Pemerintah Pusat dalam hal ini Kementerian ESDM akan penetapan WPR setelah penerbitan IPR di tingkat Provinsi, serta mengusulkan revisi / perluasan WPR di daerah – daerah yang ekonominya sangat bergantung pada tambang rakyat, seperti Sekadau.
DPRD juga harus nya peka dalam persoalan masyrakat ini dengan memanfaatkan fungsi legislasi dan pengawasan untuk mendorong Pemda mengalokasikan anggaran dan sumber daya untuk tim percepatan IPR.

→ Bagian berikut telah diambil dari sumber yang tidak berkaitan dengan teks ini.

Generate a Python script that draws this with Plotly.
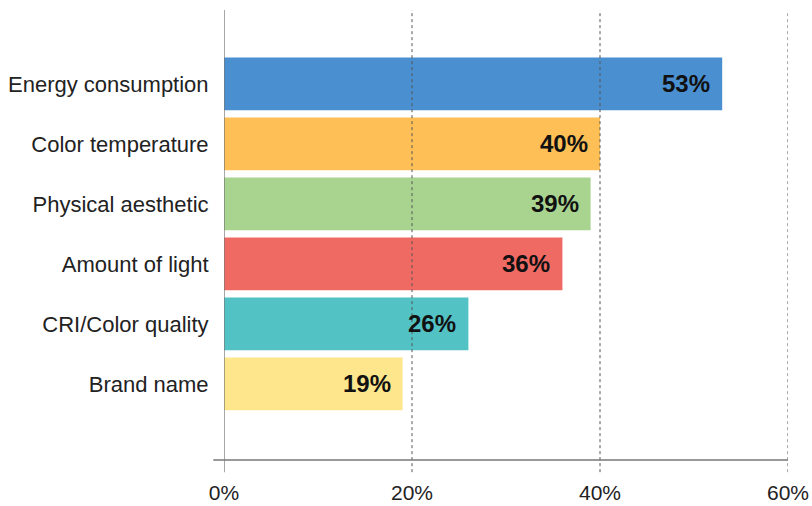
import plotly.graph_objects as go

# Survey results: share of respondents citing each factor
factors = ["Energy consumption", "Color temperature", "Physical aesthetic",
           "Amount of light", "CRI/Color quality", "Brand name"]
shares = [53, 40, 39, 36, 26, 19]
bar_colors = ["#4a8fd0", "#fdbf56", "#a8d490", "#f06a64", "#53c2c5", "#fde68b"]
tick_values = [0, 20, 40, 60]
tick_labels = ["0%", "20%", "40%", "60%"]

FONT = "Liberation Sans, Arial, sans-serif"

fig = go.Figure(
    go.Bar(
        x=shares,
        y=factors,
        orientation="h",
        marker=dict(color=bar_colors, line=dict(width=0)),
        width=0.88,
        hoverinfo="skip",
    )
)

# value labels at the inner end of each bar
for f, v in zip(factors, shares):
    fig.add_annotation(
        x=v, y=f, xref="x", yref="y",
        text=f"<b>{v}%</b>", showarrow=False,
        xanchor="right", xshift=-10,
        font=dict(family=FONT, size=24, color="#111111"),
    )

# dashed reference lines drawn over the bars, extending below the baseline
for t in tick_values[1:]:
    fig.add_shape(
        type="line", xref="x", yref="paper",
        x0=t, x1=t, y0=-0.027, y1=1,
        line=dict(color="#555555", width=1, dash="3px,3px"),
        layer="above",
    )

# solid zero line
fig.add_shape(
    type="line", xref="x", yref="paper",
    x0=tick_values[0], x1=tick_values[0], y0=-0.027, y1=1,
    line=dict(color="#777777", width=1.3),
    layer="above",
)

# baseline
fig.add_shape(
    type="line", xref="paper", yref="paper",
    x0=-0.019, x1=1.0, y0=0, y1=0,
    line=dict(color="#777777", width=1.3),
    layer="above",
)

fig.update_layout(
    width=812, height=506,
    margin=dict(l=224, r=24, t=10, b=46),
    paper_bgcolor="white",
    plot_bgcolor="white",
    showlegend=False,
    xaxis=dict(
        range=[0, 60],
        tickvals=tick_values,
        ticktext=tick_labels,
        showgrid=False,
        zeroline=False,
        showline=False,
        ticks="outside",
        ticklen=14,
        tickcolor="rgba(0,0,0,0)",
        tickfont=dict(family=FONT, size=21, color="#222222"),
        automargin=False,
        fixedrange=True,
    ),
    yaxis=dict(
        categoryorder="array",
        categoryarray=factors,
        range=[6.27, -1.23],
        showgrid=False,
        zeroline=False,
        showline=False,
        ticks="outside",
        ticklen=10,
        tickcolor="rgba(0,0,0,0)",
        tickfont=dict(family=FONT, size=22, color="#222222"),
        automargin=False,
        fixedrange=True,
    ),
)

fig.write_html("out.html")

Undang-Undang No. 3 Tahun 2020 tentang Pertambangan Mineral dan Batubara, Pasal 158, menyatakan bahwa setiap orang yang melakukan penambangan tanpa izin dapat dipidana dengan pidana penjara paling lama 5 tahun dan/atau denda paling banyak Rp100.000.000.000,00.
Sanksi bagi Pelaku PETI :
– Pidana penjara paling lama 5 tahun dan denda paling banyak Rp100.000.000.000
– Pemegang IUP pada tahap eksplorasi yang melakukan kegiatan operasi produksi dipidana dengan pidana penjara paling lama 5 tahun dan denda paling banyak Rp10.000.000.000
– Setiap orang yang menampung, memanfaatkan, melakukan pengolahan dan/atau pemurnian, pengembangan dan/atau pemanfaatan, pengangkutan, penjualan mineral dan / atau batubara yang tidak berasal dari pemegang IUP, IUPK, IPR, SIPB, atau izin lainnya akan dipidana dengan pidana penjara paling lama 10 tahun dan denda paling banyak Rp10.000.000.000
Dampak Negatif PETI :
– Kerusakan lingkungan hidup
– Menghambat pembangunan daerah
– Menimbulkan konflik sosial
– Mengabaikan keselamatan dan kesehatan kerja (K3)
– Menurunkan penerimaan negara bukan pajak (PNBP) dan pajak.